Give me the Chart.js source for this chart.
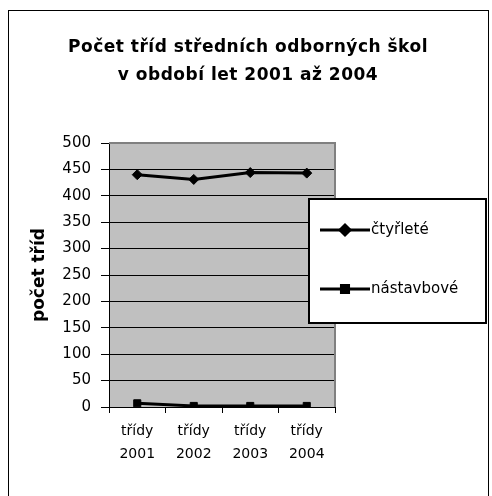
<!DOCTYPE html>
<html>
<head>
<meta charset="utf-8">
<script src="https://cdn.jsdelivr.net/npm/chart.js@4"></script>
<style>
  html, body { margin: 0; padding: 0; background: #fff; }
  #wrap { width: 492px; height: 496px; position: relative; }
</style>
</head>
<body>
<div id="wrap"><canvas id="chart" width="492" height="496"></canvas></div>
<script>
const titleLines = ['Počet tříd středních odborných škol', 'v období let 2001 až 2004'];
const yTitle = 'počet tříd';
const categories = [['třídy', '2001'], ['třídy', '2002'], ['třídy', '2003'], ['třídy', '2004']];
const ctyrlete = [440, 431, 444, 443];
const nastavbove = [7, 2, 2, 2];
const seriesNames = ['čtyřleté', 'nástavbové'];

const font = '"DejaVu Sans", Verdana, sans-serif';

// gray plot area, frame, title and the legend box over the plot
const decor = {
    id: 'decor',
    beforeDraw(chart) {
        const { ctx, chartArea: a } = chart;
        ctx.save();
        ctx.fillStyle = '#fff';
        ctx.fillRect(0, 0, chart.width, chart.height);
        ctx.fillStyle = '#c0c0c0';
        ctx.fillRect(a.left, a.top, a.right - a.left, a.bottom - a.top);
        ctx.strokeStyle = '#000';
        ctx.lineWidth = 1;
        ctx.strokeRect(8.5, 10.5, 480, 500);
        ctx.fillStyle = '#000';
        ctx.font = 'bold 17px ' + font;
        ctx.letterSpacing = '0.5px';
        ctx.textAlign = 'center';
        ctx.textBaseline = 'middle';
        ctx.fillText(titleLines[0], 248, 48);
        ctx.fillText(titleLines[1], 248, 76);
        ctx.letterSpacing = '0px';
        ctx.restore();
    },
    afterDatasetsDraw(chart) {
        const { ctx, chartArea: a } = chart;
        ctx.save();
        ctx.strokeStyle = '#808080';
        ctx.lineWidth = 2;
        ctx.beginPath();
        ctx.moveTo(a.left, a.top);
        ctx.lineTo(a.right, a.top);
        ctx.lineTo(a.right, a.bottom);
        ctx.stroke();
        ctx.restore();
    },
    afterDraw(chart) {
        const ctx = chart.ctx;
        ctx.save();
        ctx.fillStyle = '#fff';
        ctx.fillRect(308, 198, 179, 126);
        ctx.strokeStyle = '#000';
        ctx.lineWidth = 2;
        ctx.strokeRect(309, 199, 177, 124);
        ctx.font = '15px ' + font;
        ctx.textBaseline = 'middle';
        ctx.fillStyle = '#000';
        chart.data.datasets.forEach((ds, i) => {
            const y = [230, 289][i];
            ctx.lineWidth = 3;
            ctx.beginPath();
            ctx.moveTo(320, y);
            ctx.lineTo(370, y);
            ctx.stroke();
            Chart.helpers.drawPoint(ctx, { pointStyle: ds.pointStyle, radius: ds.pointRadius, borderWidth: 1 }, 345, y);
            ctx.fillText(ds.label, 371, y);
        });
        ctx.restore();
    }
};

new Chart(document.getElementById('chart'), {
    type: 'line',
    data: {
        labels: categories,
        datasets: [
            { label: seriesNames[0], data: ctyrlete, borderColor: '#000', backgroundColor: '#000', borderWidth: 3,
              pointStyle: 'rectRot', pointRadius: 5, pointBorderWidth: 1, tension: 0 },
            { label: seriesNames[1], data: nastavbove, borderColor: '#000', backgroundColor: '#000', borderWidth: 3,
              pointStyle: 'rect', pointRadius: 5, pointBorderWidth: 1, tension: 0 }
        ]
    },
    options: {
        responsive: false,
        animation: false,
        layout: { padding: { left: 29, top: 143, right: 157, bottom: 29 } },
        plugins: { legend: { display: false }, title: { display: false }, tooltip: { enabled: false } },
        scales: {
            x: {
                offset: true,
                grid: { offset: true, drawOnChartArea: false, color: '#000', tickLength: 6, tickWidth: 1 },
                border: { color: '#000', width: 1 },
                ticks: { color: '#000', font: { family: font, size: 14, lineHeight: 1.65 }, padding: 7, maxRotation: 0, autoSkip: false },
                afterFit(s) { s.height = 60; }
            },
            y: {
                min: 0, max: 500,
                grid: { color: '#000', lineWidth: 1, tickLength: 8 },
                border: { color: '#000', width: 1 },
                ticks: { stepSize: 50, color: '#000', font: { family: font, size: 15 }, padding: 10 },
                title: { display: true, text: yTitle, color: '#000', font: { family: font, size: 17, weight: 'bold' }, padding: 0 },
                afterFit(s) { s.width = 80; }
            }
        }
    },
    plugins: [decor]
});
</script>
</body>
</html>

- Task description -
Copy the listing exactly. Any image in it stays out of the copy.

- Finished answer -
Give me the Chart.js source for this chart.
<!DOCTYPE html>
<html>
<head>
<meta charset="utf-8">
<script src="https://cdn.jsdelivr.net/npm/chart.js@4"></script>
<style>
  html, body { margin: 0; padding: 0; background: #fff; }
  #wrap { width: 492px; height: 496px; position: relative; }
</style>
</head>
<body>
<div id="wrap"><canvas id="chart" width="492" height="496"></canvas></div>
<script>
const titleLines = ['Počet tříd středních odborných škol', 'v období let 2001 až 2004'];
const yTitle = 'počet tříd';
const categories = [['třídy', '2001'], ['třídy', '2002'], ['třídy', '2003'], ['třídy', '2004']];
const ctyrlete = [440, 431, 444, 443];
const nastavbove = [7, 2, 2, 2];
const seriesNames = ['čtyřleté', 'nástavbové'];

const font = '"DejaVu Sans", Verdana, sans-serif';

// gray plot area, frame, title and the legend box over the plot
const decor = {
    id: 'decor',
    beforeDraw(chart) {
        const { ctx, chartArea: a } = chart;
        ctx.save();
        ctx.fillStyle = '#fff';
        ctx.fillRect(0, 0, chart.width, chart.height);
        ctx.fillStyle = '#c0c0c0';
        ctx.fillRect(a.left, a.top, a.right - a.left, a.bottom - a.top);
        ctx.strokeStyle = '#000';
        ctx.lineWidth = 1;
        ctx.strokeRect(8.5, 10.5, 480, 500);
        ctx.fillStyle = '#000';
        ctx.font = 'bold 17px ' + font;
        ctx.letterSpacing = '0.5px';
        ctx.textAlign = 'center';
        ctx.textBaseline = 'middle';
        ctx.fillText(titleLines[0], 248, 48);
        ctx.fillText(titleLines[1], 248, 76);
        ctx.letterSpacing = '0px';
        ctx.restore();
    },
    afterDatasetsDraw(chart) {
        const { ctx, chartArea: a } = chart;
        ctx.save();
        ctx.strokeStyle = '#808080';
        ctx.lineWidth = 2;
        ctx.beginPath();
        ctx.moveTo(a.left, a.top);
        ctx.lineTo(a.right, a.top);
        ctx.lineTo(a.right, a.bottom);
        ctx.stroke();
        ctx.restore();
    },
    afterDraw(chart) {
        const ctx = chart.ctx;
        ctx.save();
        ctx.fillStyle = '#fff';
        ctx.fillRect(308, 198, 179, 126);
        ctx.strokeStyle = '#000';
        ctx.lineWidth = 2;
        ctx.strokeRect(309, 199, 177, 124);
        ctx.font = '15px ' + font;
        ctx.textBaseline = 'middle';
        ctx.fillStyle = '#000';
        chart.data.datasets.forEach((ds, i) => {
            const y = [230, 289][i];
            ctx.lineWidth = 3;
            ctx.beginPath();
            ctx.moveTo(320, y);
            ctx.lineTo(370, y);
            ctx.stroke();
            Chart.helpers.drawPoint(ctx, { pointStyle: ds.pointStyle, radius: ds.pointRadius, borderWidth: 1 }, 345, y);
            ctx.fillText(ds.label, 371, y);
        });
        ctx.restore();
    }
};

new Chart(document.getElementById('chart'), {
    type: 'line',
    data: {
        labels: categories,
        datasets: [
            { label: seriesNames[0], data: ctyrlete, borderColor: '#000', backgroundColor: '#000', borderWidth: 3,
              pointStyle: 'rectRot', pointRadius: 5, pointBorderWidth: 1, tension: 0 },
            { label: seriesNames[1], data: nastavbove, borderColor: '#000', backgroundColor: '#000', borderWidth: 3,
              pointStyle: 'rect', pointRadius: 5, pointBorderWidth: 1, tension: 0 }
        ]
    },
    options: {
        responsive: false,
        animation: false,
        layout: { padding: { left: 29, top: 143, right: 157, bottom: 29 } },
        plugins: { legend: { display: false }, title: { display: false }, tooltip: { enabled: false } },
        scales: {
            x: {
                offset: true,
                grid: { offset: true, drawOnChartArea: false, color: '#000', tickLength: 6, tickWidth: 1 },
                border: { color: '#000', width: 1 },
                ticks: { color: '#000', font: { family: font, size: 14, lineHeight: 1.65 }, padding: 7, maxRotation: 0, autoSkip: false },
                afterFit(s) { s.height = 60; }
            },
            y: {
                min: 0, max: 500,
                grid: { color: '#000', lineWidth: 1, tickLength: 8 },
                border: { color: '#000', width: 1 },
                ticks: { stepSize: 50, color: '#000', font: { family: font, size: 15 }, padding: 10 },
                title: { display: true, text: yTitle, color: '#000', font: { family: font, size: 17, weight: 'bold' }, padding: 0 },
                afterFit(s) { s.width = 80; }
            }
        }
    },
    plugins: [decor]
});
</script>
</body>
</html>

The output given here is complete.